Objectives are one of the hardest parts of the research plan to write. They’re the specific ideas you want to learn more about during the research and the questions you want to be answered. Essentially, the objectives drive the entire project. So, how do you write them effectively?

First, start with the central problem statement: to understand the reasons behind why certain customers are reordering at a higher frequency, as well as the barriers encountered by customers that prevent them from reordering on the platform.

Our research objectives should address what we want to learn and how we are going to study the problem statement.

Example objectives:

  • Understand how and why users are currently reordering food on our website/app
  • Discover users’ motivations behind reordering, both inside and outside of the website/app
  • Uncover other websites/apps customers are using to order takeaway
  • Learn about any pain points users are encountering during their process, and what improvements they might make

Bad versus better objectives:

Here are some additional examples I have generated in order to exemplify good versus bad objectives.

Bad: Understand why participants order food.

Better: Understand the end-to-end journey of how and why participants choose to order food online.

Why: “Understand why participants order food” is still too broad. It feels more like a problem statement that you’d want to break down into further objectives. You haven’t set a direction or boundaries.

Bad: Find out how to get participants to order food online.

Better: Uncover participants’ thought processes and prior experiences behind ordering food online.

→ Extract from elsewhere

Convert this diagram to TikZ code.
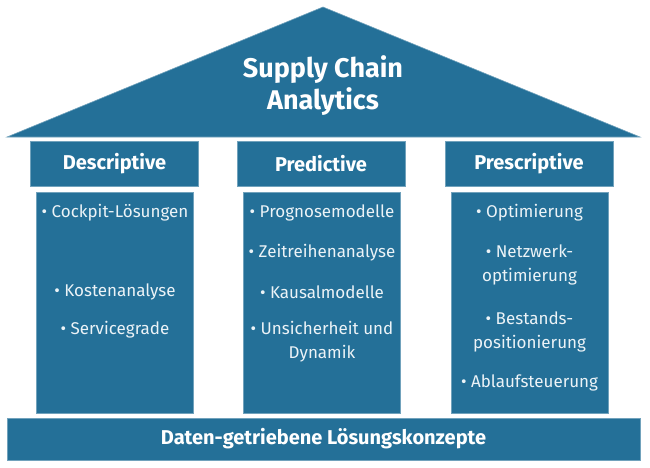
\documentclass[tikz,border=0pt]{standalone}
\usepackage{fontspec}
\setmainfont{Fira Sans}
\usepackage{xcolor}
\usepackage{tikz}
\usetikzlibrary{positioning}
\definecolor{scblue}{RGB}{36,112,152}
\definecolor{sctext}{RGB}{236,243,247}

\begin{document}
\begin{tikzpicture}[
  x=1pt, y=-1pt,
  block/.style={fill=scblue, draw=scblue!65!white, line width=0.6pt, inner sep=0pt},
  head/.style={block, minimum width=168pt, minimum height=45pt, text=white,
               font=\fontsize{20}{22}\selectfont\bfseries},
  pillar/.style={block, minimum width=157pt, minimum height=221pt},
  item/.style={text=sctext, align=center, inner sep=0pt,
               font=\fontsize{17}{24}\selectfont}
]
\useasboundingbox (0,0) rectangle (650,468);
% roof
\coordinate (roofL) at (7,137);
\coordinate (apex) at (323,7);
\coordinate (roofR) at (640,137);
\filldraw[block] (roofL) -- (apex) -- (roofR) -- cycle;
\node[text=white, align=center, font=\fontsize{27}{32}\selectfont\bfseries] (title) at (323,86) {Supply Chain\\Analytics};
% pillar heads
\node[head] (desc) at (114.5,164) {Descriptive};
\node[head] (pred) at (321,164) {Predictive};
\node[head] (presc) at (529,164) {Prescriptive};
% pillars
\node[pillar] (descp) at (115,302.5) {};
\node[pillar] (predp) at (322,302.5) {};
\node[pillar] (prescp) at (529.5,302.5) {};
% items
\node[item] (d1) at (115,213) {\textbullet\ Cockpit-Lösungen};
\node[item] (d2) at (115,292) {\textbullet\ Kostenanalyse};
\node[item] (d3) at (115,330) {\textbullet\ Servicegrade};
\node[item] (p1) at (322,213) {\textbullet\ Prognosemodelle};
\node[item] (p2) at (322,253) {\textbullet\ Zeitreihenanalyse};
\node[item] (p3) at (322,292) {\textbullet\ Kausalmodelle};
\node[item] (p4) at (322,341.5) {\textbullet\ Unsicherheit und\\Dynamik};
\node[item] (s1) at (529.5,213) {\textbullet\ Optimierung};
\node[item] (s2) at (529.5,265) {\textbullet\ Netzwerk-\\optimierung};
\node[item] (s3) at (529.5,332) {\textbullet\ Bestands-\\positionierung};
\node[item] (s4) at (529.5,383) {\textbullet\ Ablaufsteuerung};
% base
\node[block, minimum width=633pt, minimum height=42pt, text=white,
      font=\fontsize{20}{22}\selectfont\bfseries] (base) at (323.5,439) {Daten-getriebene Lösungskonzepte};
\end{tikzpicture}
\end{document}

Why: Trying to learn how to make someone do something is a challenging perspective with which to go into research. How would we ask good questions to get that information? We are more interested in seeing what their thought process is behind the process, and if/why they have done so in the past. That’s a better foundation to build from.

Bad: Find out why people use Postmates to order food.

Better: Discover the different tools participants use when deciding to order food, and how they feel about each tool

Why: This could be helpful if Postmates is a tool your users frequently use instead of your platform, and you’re setting out to do a competitive analysis. However, in this case, we’re doing generative research—defined by the product team’s needs and the plan’s background statement. So in this case, it’s more useful to rely on the research to uncover what kinds of other tools are used. Otherwise, you’re hyper-focused and might miss other opportunities to explore.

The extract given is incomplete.